Sunday March 07, 2010 | 12:00 AM

This year’s trout stocking schedule for Luzerne County contains a little bit of wishful thinking.

Of the 17 waterways scheduled to receive preseason and/or in-season stockings of trout, one is a bit tentative – Moon Lake.

The 65-acre lake located on county-owned property in Plymouth Township is still listed on the Pennsylvania Fish and Boat Commission’s stocking list. Five times in fact, even though the county commissioners shut down the park, effective Jan. 28, because they deemed the facility “non-essential” and didn’t want to spend less than three-tenths of 1 percent of their 2010 budget to keep the park open.

Still, the lake is scheduled to get rainbow trout and the first stocking is set for April 7, 10 days before the season opener. But don’t get your hopes up.

According to PFBC official Walt Dietz, the agency placed Moon Lake on the stocking schedule just in case the county commissioners had a change of heart and decided to allow people in the park to fish. If the lake wasn’t on the schedule, it would be difficult to add it later on, he said.

“Moon Lake is closed and as far as we know there’s no possibility of it being open for fishing,” Dietz said. “It’s still on the stocking schedule, but we don’t anticipate it happening.”

The trout allotted for Moon Lake, Dietz said, will be redistributed to other waterways if the park doesn’t open.

Each year when I cover the first day of trout season, I always made a trip to Moon Lake Park because I knew the banks of the lake would be lined with children. I enjoyed writing about a child catching his first trout, and there were plenty of them doing that at Moon Lake each year.

Heck, there were plenty of people at the park, period, for each trout season opener.

According to former Luzerne County chief of environment and recreation Andy Gegaris, more than 1,500 vehicles passed through the Moon Lake Park entrance on the opening day of trout season last year. If the park doesn’t open for the April 17 opener of trout season, there’s going to be a lot of people – a lot of families – looking for another place to fish.

“The first day of trout season was probably our biggest day of the year as far as number of visitors,” Gegaris said.

As of now, the trout season opener will look like any other day inside the park – empty.

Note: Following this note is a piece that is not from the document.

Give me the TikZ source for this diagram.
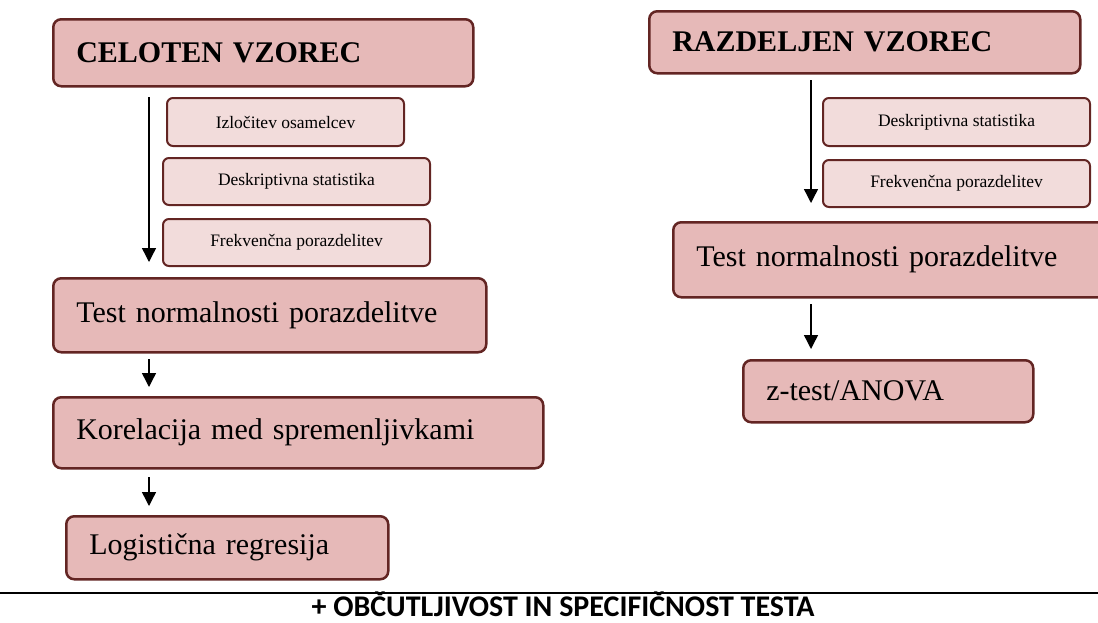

But just because the county won’t allow anglers inside the park to fish on opening day doesn’t mean the commissioners don’t want some people to use the facility.

The commissioners have made no secret of their attempt to obtain a lease with a drilling company to open the park for natural gas drilling.

And while anglers young and old are, as of now, prohibited from casting lines into the lake, the commissioners are open to the idea of allowing gas companies to suck water out of the lake to be used for their drilling operations.

It’s a slap in the face to everyone who used the park.

That the PFBC still has Moon Lake listed on its stocking schedule shows that the agency is still holding a sliver of hope that the park will be opened for the first day. So am I.

And while it might be wishful thinking, let’s hope that the first truck that drives through the park’s gate is loaded with trout and not a gas drilling rig.